++++ RECORDS ++++

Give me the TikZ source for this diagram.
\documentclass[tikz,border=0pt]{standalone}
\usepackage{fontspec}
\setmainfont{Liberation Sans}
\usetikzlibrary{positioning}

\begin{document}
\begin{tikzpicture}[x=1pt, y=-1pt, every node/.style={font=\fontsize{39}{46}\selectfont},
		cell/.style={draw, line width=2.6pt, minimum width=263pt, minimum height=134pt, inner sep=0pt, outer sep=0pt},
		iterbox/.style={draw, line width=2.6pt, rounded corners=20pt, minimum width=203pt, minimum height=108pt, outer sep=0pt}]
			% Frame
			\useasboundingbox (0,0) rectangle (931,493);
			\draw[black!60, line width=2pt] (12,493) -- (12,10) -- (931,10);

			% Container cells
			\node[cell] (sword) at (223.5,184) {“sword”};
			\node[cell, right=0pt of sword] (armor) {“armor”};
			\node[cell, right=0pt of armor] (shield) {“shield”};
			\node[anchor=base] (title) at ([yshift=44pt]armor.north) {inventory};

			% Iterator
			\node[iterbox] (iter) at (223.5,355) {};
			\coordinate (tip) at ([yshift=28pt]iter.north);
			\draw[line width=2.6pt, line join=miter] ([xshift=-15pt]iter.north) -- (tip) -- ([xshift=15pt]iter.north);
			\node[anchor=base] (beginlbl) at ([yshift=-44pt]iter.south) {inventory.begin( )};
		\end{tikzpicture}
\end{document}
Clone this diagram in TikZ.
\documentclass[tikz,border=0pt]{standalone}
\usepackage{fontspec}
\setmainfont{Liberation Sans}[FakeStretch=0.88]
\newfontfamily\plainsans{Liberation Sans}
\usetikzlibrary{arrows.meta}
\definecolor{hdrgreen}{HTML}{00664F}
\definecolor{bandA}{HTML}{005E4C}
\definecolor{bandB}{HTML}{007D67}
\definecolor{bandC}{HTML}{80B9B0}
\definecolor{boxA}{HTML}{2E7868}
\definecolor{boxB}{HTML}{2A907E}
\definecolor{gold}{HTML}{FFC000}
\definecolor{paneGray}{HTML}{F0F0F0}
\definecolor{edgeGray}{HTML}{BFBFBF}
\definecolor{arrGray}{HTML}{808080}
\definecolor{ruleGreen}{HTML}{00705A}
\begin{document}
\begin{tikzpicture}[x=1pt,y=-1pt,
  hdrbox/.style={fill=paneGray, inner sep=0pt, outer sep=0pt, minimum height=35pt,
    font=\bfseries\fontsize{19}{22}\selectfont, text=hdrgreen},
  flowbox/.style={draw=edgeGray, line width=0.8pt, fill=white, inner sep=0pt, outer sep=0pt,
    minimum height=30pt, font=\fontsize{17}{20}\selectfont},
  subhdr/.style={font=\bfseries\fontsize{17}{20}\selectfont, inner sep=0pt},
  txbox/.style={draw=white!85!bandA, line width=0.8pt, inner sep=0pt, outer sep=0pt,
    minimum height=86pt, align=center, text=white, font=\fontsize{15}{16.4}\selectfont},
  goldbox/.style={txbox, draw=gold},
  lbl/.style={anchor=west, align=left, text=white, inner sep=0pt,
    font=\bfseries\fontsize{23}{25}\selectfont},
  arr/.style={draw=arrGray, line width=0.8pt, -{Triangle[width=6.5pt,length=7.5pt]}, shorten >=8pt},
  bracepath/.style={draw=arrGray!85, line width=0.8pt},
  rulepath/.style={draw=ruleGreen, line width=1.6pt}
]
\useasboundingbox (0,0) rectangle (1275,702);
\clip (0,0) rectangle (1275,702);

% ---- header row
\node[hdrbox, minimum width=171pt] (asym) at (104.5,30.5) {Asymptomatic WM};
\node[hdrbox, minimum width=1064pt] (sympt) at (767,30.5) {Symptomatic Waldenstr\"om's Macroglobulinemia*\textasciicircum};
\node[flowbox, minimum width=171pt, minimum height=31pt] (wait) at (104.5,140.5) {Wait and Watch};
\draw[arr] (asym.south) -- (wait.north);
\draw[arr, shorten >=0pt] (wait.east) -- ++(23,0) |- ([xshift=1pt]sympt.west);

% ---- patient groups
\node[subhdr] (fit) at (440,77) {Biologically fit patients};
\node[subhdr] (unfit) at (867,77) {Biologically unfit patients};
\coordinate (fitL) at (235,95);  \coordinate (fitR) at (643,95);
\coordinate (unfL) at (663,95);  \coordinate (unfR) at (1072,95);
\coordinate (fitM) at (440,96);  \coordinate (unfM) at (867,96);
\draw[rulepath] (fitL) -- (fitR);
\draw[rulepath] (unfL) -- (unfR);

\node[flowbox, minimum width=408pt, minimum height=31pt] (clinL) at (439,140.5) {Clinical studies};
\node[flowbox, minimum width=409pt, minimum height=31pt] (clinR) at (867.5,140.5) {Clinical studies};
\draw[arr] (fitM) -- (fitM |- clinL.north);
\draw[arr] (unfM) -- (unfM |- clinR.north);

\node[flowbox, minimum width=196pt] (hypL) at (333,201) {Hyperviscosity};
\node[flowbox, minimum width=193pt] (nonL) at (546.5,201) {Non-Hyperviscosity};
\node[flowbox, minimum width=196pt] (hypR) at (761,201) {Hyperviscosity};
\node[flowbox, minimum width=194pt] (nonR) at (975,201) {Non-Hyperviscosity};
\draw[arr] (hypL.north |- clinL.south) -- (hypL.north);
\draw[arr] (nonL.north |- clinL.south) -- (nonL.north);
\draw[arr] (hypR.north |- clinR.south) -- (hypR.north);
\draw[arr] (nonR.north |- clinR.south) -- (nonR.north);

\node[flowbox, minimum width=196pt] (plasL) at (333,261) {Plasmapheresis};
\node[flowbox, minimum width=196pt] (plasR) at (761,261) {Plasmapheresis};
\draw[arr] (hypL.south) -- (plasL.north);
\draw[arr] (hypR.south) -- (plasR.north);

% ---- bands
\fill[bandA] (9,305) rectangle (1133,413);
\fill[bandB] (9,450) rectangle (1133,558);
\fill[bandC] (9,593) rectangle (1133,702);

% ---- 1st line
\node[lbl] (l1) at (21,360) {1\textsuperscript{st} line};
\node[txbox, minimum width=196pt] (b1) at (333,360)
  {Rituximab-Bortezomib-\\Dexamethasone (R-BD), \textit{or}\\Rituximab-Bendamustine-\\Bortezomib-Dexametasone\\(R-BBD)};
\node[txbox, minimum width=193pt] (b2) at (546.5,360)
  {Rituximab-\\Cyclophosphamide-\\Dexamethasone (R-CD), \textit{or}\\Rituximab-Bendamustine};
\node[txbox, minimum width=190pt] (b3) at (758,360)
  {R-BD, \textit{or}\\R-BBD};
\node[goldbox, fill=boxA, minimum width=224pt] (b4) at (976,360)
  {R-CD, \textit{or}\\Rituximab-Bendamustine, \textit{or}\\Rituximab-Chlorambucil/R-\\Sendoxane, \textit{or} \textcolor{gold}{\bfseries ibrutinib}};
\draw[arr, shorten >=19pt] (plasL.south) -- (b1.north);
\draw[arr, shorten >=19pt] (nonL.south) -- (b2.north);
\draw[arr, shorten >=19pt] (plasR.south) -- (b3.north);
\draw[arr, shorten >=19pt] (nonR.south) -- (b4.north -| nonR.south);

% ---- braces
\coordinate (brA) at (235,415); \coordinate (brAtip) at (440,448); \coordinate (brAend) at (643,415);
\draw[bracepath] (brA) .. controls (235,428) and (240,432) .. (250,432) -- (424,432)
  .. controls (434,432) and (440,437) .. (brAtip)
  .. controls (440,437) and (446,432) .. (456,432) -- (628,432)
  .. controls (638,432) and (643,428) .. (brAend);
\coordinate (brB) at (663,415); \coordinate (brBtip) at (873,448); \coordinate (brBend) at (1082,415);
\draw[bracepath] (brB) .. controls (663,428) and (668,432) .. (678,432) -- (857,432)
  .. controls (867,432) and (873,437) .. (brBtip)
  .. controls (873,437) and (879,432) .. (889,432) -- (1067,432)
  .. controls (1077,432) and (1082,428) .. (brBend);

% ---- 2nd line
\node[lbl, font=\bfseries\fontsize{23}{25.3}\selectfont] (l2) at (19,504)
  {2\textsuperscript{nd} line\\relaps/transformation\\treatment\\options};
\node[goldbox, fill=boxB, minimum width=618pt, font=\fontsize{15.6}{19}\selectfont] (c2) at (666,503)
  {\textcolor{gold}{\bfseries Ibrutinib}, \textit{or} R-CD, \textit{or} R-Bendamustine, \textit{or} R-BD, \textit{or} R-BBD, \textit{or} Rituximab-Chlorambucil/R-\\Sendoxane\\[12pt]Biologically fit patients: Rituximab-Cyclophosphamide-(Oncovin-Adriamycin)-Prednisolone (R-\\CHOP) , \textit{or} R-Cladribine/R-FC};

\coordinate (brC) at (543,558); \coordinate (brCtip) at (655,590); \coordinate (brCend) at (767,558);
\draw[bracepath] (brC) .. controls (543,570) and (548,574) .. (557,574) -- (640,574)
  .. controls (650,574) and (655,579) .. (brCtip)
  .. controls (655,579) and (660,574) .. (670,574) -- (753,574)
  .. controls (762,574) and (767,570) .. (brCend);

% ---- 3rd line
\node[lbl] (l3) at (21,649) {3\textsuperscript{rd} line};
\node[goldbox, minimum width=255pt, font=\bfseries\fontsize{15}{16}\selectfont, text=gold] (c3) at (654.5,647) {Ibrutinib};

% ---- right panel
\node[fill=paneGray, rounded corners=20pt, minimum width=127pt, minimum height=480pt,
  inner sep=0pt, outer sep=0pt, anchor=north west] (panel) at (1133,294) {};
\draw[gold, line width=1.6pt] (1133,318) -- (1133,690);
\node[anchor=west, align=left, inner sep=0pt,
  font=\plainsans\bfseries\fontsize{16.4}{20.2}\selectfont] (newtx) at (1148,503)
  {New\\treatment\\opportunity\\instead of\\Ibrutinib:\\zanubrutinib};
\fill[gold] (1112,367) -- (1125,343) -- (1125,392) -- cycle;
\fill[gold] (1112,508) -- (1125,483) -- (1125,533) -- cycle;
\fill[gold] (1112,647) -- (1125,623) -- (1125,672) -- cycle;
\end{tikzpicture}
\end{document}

++++

Identify and copy all lines with the word "diagram".

◆ **RESPONSE TO THIS TASK**
Give me the TikZ source for this diagram.
Clone this diagram in TikZ.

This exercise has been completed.